* [Work to be completed]:
Give an exact transcription of every line, dropping the images.

* [Provided data]:
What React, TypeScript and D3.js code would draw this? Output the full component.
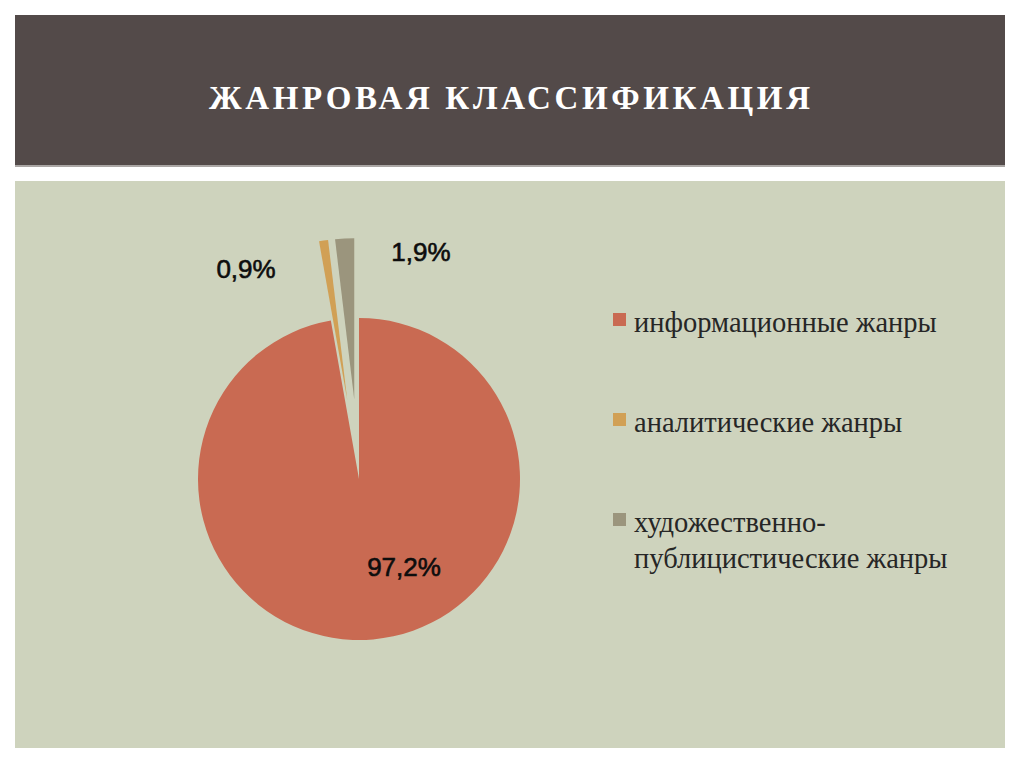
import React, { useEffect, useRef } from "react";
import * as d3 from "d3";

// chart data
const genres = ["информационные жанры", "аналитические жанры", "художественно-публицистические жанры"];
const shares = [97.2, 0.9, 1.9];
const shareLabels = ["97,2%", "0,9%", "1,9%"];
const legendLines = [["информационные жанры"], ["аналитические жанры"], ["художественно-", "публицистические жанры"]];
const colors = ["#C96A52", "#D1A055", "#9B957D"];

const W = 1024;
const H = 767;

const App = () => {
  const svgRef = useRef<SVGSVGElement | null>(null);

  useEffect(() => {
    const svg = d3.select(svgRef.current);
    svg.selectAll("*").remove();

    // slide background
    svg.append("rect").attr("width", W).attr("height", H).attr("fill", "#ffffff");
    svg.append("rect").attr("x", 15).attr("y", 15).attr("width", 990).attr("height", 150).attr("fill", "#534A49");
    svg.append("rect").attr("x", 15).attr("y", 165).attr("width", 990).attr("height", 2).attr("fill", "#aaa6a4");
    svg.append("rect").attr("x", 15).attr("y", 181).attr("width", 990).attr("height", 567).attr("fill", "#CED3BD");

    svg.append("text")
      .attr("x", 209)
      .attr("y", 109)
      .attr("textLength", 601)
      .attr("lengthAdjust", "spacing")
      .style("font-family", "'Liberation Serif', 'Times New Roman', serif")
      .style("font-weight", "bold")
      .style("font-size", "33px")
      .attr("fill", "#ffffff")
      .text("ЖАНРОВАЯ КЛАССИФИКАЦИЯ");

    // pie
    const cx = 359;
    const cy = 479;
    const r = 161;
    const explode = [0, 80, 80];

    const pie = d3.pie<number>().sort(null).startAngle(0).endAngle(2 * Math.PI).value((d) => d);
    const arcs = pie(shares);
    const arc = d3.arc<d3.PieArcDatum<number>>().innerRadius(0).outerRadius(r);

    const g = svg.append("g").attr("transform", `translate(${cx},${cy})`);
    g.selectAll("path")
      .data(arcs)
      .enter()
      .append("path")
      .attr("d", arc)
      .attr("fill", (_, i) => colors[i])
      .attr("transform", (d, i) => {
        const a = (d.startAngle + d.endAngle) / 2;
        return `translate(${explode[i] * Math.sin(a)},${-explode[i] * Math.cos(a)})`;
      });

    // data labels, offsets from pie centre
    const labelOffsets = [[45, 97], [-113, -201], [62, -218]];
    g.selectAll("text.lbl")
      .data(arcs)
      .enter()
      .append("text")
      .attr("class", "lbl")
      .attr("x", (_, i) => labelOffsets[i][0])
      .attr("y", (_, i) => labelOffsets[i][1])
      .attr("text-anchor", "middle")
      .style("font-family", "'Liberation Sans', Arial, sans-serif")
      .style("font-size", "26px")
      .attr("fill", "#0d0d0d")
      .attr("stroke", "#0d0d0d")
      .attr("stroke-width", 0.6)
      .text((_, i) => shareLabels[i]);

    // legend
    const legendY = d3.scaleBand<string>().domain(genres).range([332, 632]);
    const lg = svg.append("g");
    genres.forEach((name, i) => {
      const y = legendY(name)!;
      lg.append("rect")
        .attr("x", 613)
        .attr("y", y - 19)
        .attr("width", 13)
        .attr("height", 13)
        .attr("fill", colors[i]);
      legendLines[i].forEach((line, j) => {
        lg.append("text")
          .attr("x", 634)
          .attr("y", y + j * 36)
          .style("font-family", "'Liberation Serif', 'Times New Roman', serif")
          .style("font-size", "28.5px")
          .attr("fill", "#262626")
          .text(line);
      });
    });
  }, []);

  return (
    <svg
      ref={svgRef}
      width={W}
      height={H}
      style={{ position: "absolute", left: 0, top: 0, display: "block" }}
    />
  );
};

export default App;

* [Solution to the exercise]:
What React, TypeScript and D3.js code would draw this? Output the full component.
import React, { useEffect, useRef } from "react";
import * as d3 from "d3";

// chart data
const genres = ["информационные жанры", "аналитические жанры", "художественно-публицистические жанры"];
const shares = [97.2, 0.9, 1.9];
const shareLabels = ["97,2%", "0,9%", "1,9%"];
const legendLines = [["информационные жанры"], ["аналитические жанры"], ["художественно-", "публицистические жанры"]];
const colors = ["#C96A52", "#D1A055", "#9B957D"];

const W = 1024;
const H = 767;

const App = () => {
  const svgRef = useRef<SVGSVGElement | null>(null);

  useEffect(() => {
    const svg = d3.select(svgRef.current);
    svg.selectAll("*").remove();

    // slide background
    svg.append("rect").attr("width", W).attr("height", H).attr("fill", "#ffffff");
    svg.append("rect").attr("x", 15).attr("y", 15).attr("width", 990).attr("height", 150).attr("fill", "#534A49");
    svg.append("rect").attr("x", 15).attr("y", 165).attr("width", 990).attr("height", 2).attr("fill", "#aaa6a4");
    svg.append("rect").attr("x", 15).attr("y", 181).attr("width", 990).attr("height", 567).attr("fill", "#CED3BD");

    svg.append("text")
      .attr("x", 209)
      .attr("y", 109)
      .attr("textLength", 601)
      .attr("lengthAdjust", "spacing")
      .style("font-family", "'Liberation Serif', 'Times New Roman', serif")
      .style("font-weight", "bold")
      .style("font-size", "33px")
      .attr("fill", "#ffffff")
      .text("ЖАНРОВАЯ КЛАССИФИКАЦИЯ");

    // pie
    const cx = 359;
    const cy = 479;
    const r = 161;
    const explode = [0, 80, 80];

    const pie = d3.pie<number>().sort(null).startAngle(0).endAngle(2 * Math.PI).value((d) => d);
    const arcs = pie(shares);
    const arc = d3.arc<d3.PieArcDatum<number>>().innerRadius(0).outerRadius(r);

    const g = svg.append("g").attr("transform", `translate(${cx},${cy})`);
    g.selectAll("path")
      .data(arcs)
      .enter()
      .append("path")
      .attr("d", arc)
      .attr("fill", (_, i) => colors[i])
      .attr("transform", (d, i) => {
        const a = (d.startAngle + d.endAngle) / 2;
        return `translate(${explode[i] * Math.sin(a)},${-explode[i] * Math.cos(a)})`;
      });

    // data labels, offsets from pie centre
    const labelOffsets = [[45, 97], [-113, -201], [62, -218]];
    g.selectAll("text.lbl")
      .data(arcs)
      .enter()
      .append("text")
      .attr("class", "lbl")
      .attr("x", (_, i) => labelOffsets[i][0])
      .attr("y", (_, i) => labelOffsets[i][1])
      .attr("text-anchor", "middle")
      .style("font-family", "'Liberation Sans', Arial, sans-serif")
      .style("font-size", "26px")
      .attr("fill", "#0d0d0d")
      .attr("stroke", "#0d0d0d")
      .attr("stroke-width", 0.6)
      .text((_, i) => shareLabels[i]);

    // legend
    const legendY = d3.scaleBand<string>().domain(genres).range([332, 632]);
    const lg = svg.append("g");
    genres.forEach((name, i) => {
      const y = legendY(name)!;
      lg.append("rect")
        .attr("x", 613)
        .attr("y", y - 19)
        .attr("width", 13)
        .attr("height", 13)
        .attr("fill", colors[i]);
      legendLines[i].forEach((line, j) => {
        lg.append("text")
          .attr("x", 634)
          .attr("y", y + j * 36)
          .style("font-family", "'Liberation Serif', 'Times New Roman', serif")
          .style("font-size", "28.5px")
          .attr("fill", "#262626")
          .text(line);
      });
    });
  }, []);

  return (
    <svg
      ref={svgRef}
      width={W}
      height={H}
      style={{ position: "absolute", left: 0, top: 0, display: "block" }}
    />
  );
};

export default App;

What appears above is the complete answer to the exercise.